[START]
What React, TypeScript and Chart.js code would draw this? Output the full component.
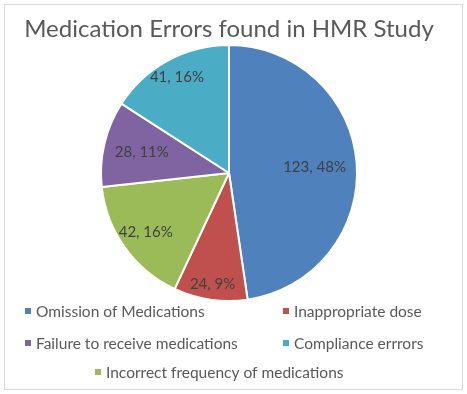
import React, { useEffect, useRef } from "react";
import { Chart, registerables } from "chart.js";

Chart.register(...registerables);

const chartTitle = "Medication Errors found in HMR Study";
const categories = [
  "Omission of Medications",
  "Inappropriate dose",
  "Incorrect frequency of medications",
  "Failure to receive medications",
  "Compliance errrors",
];
const values = [123, 24, 42, 28, 41];
const colors = ["#4F81BD", "#C0504D", "#9BBB59", "#8064A2", "#4BACC6"];
// order in which legend entries appear (row-wise)
const legendOrder = [0, 1, 3, 4, 2];

const FONT = "Lato, 'Liberation Sans', sans-serif";

export default function App() {
  const ref = useRef<HTMLCanvasElement>(null);

  useEffect(() => {
    if (!ref.current) return;
    const total = values.reduce((a, b) => a + b, 0);
    const labelRadius = [0.67, 0.88, 0.8, 0.7, 0.85];

    const decor = {
      id: "decor",
      beforeDraw(chart: any) {
        const ctx = chart.ctx;
        ctx.save();
        ctx.fillStyle = "#ffffff";
        ctx.fillRect(0, 0, chart.width, chart.height);
        ctx.strokeStyle = "#D9D9D9";
        ctx.lineWidth = 1;
        ctx.strokeRect(4.5, 4.5, 458, 385);
        ctx.restore();
      },
      afterDraw(chart: any) {
        const ctx = chart.ctx;
        ctx.save();
        // title
        ctx.fillStyle = "#595959";
        ctx.font = `24px ${FONT}`;
        ctx.textAlign = "center";
        ctx.textBaseline = "middle";
        ctx.fillText(chartTitle, 229, 29);

        // data labels
        const meta = chart.getDatasetMeta(0);
        ctx.fillStyle = "#404040";
        ctx.font = `15px ${FONT}`;
        meta.data.forEach((arc: any, i: number) => {
          const p = arc.getProps(["x", "y", "startAngle", "endAngle", "outerRadius"], true);
          const mid = (p.startAngle + p.endAngle) / 2;
          const r = p.outerRadius * labelRadius[i];
          const v = values[i];
          const txt = `${v}, ${Math.round((v / total) * 100)}%`;
          ctx.fillText(txt, p.x + Math.cos(mid) * r, p.y + Math.sin(mid) * r);
        });

        // legend
        ctx.font = `15.5px ${FONT}`;
        ctx.textAlign = "left";
        ctx.fillStyle = "#595959";
        const slots = [
          [25, 311],
          [283, 311],
          [25, 343],
          [283, 343],
          [95, 372],
        ];
        legendOrder.forEach((idx, k) => {
          const [x, y] = slots[k];
          ctx.fillStyle = colors[idx];
          ctx.fillRect(x, y - 3, 6, 6);
          ctx.fillStyle = "#595959";
          ctx.fillText(categories[idx], x + 11, y + 1);
        });
        ctx.restore();
      },
    };

    const chart = new Chart(ref.current, {
      type: "pie",
      data: {
        labels: categories,
        datasets: [
          {
            data: values,
            backgroundColor: colors,
            borderColor: "#ffffff",
            borderWidth: 2,
          },
        ],
      },
      options: {
        responsive: false,
        animation: false,
        devicePixelRatio: 1,
        layout: { padding: { top: 44, bottom: 92, left: 100, right: 109 } },
        plugins: {
          legend: { display: false },
          title: { display: false },
          tooltip: { enabled: false },
        },
      },
      plugins: [decor],
    });
    return () => chart.destroy();
  }, []);

  return (
    <div style={{ position: "fixed", left: 0, top: 0, width: 467, height: 394 }}>
      <canvas ref={ref} width={467} height={394} style={{ display: "block" }} />
    </div>
  );
}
[END]
Exercise objective: Leave out the pictures and repeat exactly the lines from the start of the material through the line that contains "Chart.register(...registerables);", both included.

Result:
What React, TypeScript and Chart.js code would draw this? Output the full component.
import React, { useEffect, useRef } from "react";
import { Chart, registerables } from "chart.js";

Chart.register(...registerables);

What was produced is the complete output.